--- start EXTRACTED RECORDS ---
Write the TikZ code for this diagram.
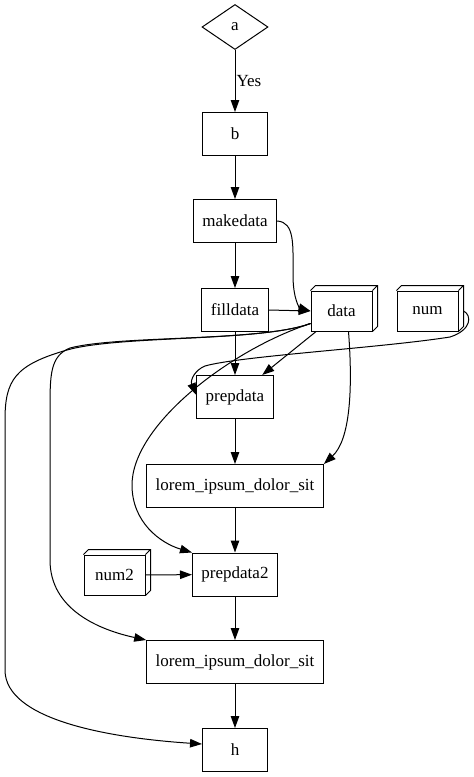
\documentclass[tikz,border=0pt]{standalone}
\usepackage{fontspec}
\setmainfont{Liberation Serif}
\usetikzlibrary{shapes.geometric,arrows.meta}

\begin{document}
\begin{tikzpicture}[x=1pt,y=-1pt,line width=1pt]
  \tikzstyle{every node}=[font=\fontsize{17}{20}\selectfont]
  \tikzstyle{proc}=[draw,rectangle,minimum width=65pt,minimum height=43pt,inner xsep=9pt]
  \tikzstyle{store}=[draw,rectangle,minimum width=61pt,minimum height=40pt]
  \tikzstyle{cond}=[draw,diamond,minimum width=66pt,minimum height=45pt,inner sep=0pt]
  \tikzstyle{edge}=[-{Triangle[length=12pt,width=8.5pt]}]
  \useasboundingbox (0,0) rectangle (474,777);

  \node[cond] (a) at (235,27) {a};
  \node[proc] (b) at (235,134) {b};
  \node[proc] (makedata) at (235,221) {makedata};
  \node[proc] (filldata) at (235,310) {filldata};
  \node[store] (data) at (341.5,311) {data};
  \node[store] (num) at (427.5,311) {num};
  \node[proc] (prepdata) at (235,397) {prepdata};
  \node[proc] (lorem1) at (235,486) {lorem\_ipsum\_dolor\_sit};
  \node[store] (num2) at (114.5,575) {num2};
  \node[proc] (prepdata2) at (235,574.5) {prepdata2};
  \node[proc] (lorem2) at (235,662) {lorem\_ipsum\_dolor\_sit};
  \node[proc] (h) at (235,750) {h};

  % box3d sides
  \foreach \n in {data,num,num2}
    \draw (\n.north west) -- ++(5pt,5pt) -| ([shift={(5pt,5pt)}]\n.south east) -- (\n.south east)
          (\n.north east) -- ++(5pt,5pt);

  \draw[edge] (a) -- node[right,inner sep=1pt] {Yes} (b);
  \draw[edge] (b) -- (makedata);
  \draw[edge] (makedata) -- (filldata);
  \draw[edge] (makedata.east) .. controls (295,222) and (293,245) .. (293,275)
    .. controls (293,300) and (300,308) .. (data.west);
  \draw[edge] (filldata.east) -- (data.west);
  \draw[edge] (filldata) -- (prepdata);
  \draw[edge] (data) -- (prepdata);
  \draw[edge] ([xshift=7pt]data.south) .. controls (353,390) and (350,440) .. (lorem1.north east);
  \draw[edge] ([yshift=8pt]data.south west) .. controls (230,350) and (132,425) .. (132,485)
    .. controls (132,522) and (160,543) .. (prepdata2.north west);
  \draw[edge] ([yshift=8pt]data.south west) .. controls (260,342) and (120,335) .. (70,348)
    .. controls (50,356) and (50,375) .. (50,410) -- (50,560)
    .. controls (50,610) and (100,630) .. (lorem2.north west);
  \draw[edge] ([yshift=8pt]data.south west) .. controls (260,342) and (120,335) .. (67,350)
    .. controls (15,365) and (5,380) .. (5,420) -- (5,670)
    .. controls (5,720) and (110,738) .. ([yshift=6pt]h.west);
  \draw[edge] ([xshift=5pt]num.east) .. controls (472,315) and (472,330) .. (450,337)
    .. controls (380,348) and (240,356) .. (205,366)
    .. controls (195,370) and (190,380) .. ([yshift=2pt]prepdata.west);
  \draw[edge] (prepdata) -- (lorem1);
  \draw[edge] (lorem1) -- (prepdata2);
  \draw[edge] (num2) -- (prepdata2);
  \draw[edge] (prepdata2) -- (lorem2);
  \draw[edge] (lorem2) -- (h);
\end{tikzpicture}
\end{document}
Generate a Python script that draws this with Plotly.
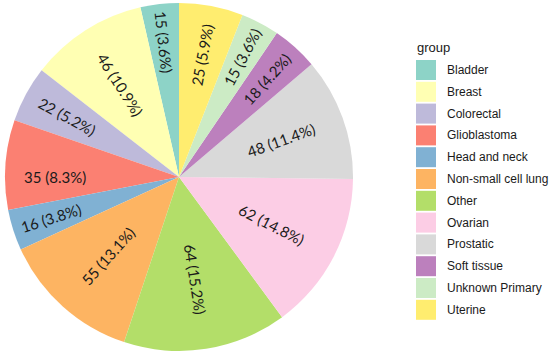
--- end EXTRACTED RECORDS ---
Transcribe all of the entries word for word, but skip any pictures they contain.

FULL SOLUTION:
Write the TikZ code for this diagram.
\documentclass[tikz,border=0pt]{standalone}
\usepackage{fontspec}
\setmainfont{Liberation Serif}
\usetikzlibrary{shapes.geometric,arrows.meta}

\begin{document}
\begin{tikzpicture}[x=1pt,y=-1pt,line width=1pt]
  \tikzstyle{every node}=[font=\fontsize{17}{20}\selectfont]
  \tikzstyle{proc}=[draw,rectangle,minimum width=65pt,minimum height=43pt,inner xsep=9pt]
  \tikzstyle{store}=[draw,rectangle,minimum width=61pt,minimum height=40pt]
  \tikzstyle{cond}=[draw,diamond,minimum width=66pt,minimum height=45pt,inner sep=0pt]
  \tikzstyle{edge}=[-{Triangle[length=12pt,width=8.5pt]}]
  \useasboundingbox (0,0) rectangle (474,777);

  \node[cond] (a) at (235,27) {a};
  \node[proc] (b) at (235,134) {b};
  \node[proc] (makedata) at (235,221) {makedata};
  \node[proc] (filldata) at (235,310) {filldata};
  \node[store] (data) at (341.5,311) {data};
  \node[store] (num) at (427.5,311) {num};
  \node[proc] (prepdata) at (235,397) {prepdata};
  \node[proc] (lorem1) at (235,486) {lorem\_ipsum\_dolor\_sit};
  \node[store] (num2) at (114.5,575) {num2};
  \node[proc] (prepdata2) at (235,574.5) {prepdata2};
  \node[proc] (lorem2) at (235,662) {lorem\_ipsum\_dolor\_sit};
  \node[proc] (h) at (235,750) {h};

  % box3d sides
  \foreach \n in {data,num,num2}
    \draw (\n.north west) -- ++(5pt,5pt) -| ([shift={(5pt,5pt)}]\n.south east) -- (\n.south east)
          (\n.north east) -- ++(5pt,5pt);

  \draw[edge] (a) -- node[right,inner sep=1pt] {Yes} (b);
  \draw[edge] (b) -- (makedata);
  \draw[edge] (makedata) -- (filldata);
  \draw[edge] (makedata.east) .. controls (295,222) and (293,245) .. (293,275)
    .. controls (293,300) and (300,308) .. (data.west);
  \draw[edge] (filldata.east) -- (data.west);
  \draw[edge] (filldata) -- (prepdata);
  \draw[edge] (data) -- (prepdata);
  \draw[edge] ([xshift=7pt]data.south) .. controls (353,390) and (350,440) .. (lorem1.north east);
  \draw[edge] ([yshift=8pt]data.south west) .. controls (230,350) and (132,425) .. (132,485)
    .. controls (132,522) and (160,543) .. (prepdata2.north west);
  \draw[edge] ([yshift=8pt]data.south west) .. controls (260,342) and (120,335) .. (70,348)
    .. controls (50,356) and (50,375) .. (50,410) -- (50,560)
    .. controls (50,610) and (100,630) .. (lorem2.north west);
  \draw[edge] ([yshift=8pt]data.south west) .. controls (260,342) and (120,335) .. (67,350)
    .. controls (15,365) and (5,380) .. (5,420) -- (5,670)
    .. controls (5,720) and (110,738) .. ([yshift=6pt]h.west);
  \draw[edge] ([xshift=5pt]num.east) .. controls (472,315) and (472,330) .. (450,337)
    .. controls (380,348) and (240,356) .. (205,366)
    .. controls (195,370) and (190,380) .. ([yshift=2pt]prepdata.west);
  \draw[edge] (prepdata) -- (lorem1);
  \draw[edge] (lorem1) -- (prepdata2);
  \draw[edge] (num2) -- (prepdata2);
  \draw[edge] (prepdata2) -- (lorem2);
  \draw[edge] (lorem2) -- (h);
\end{tikzpicture}
\end{document}
Generate a Python script that draws this with Plotly.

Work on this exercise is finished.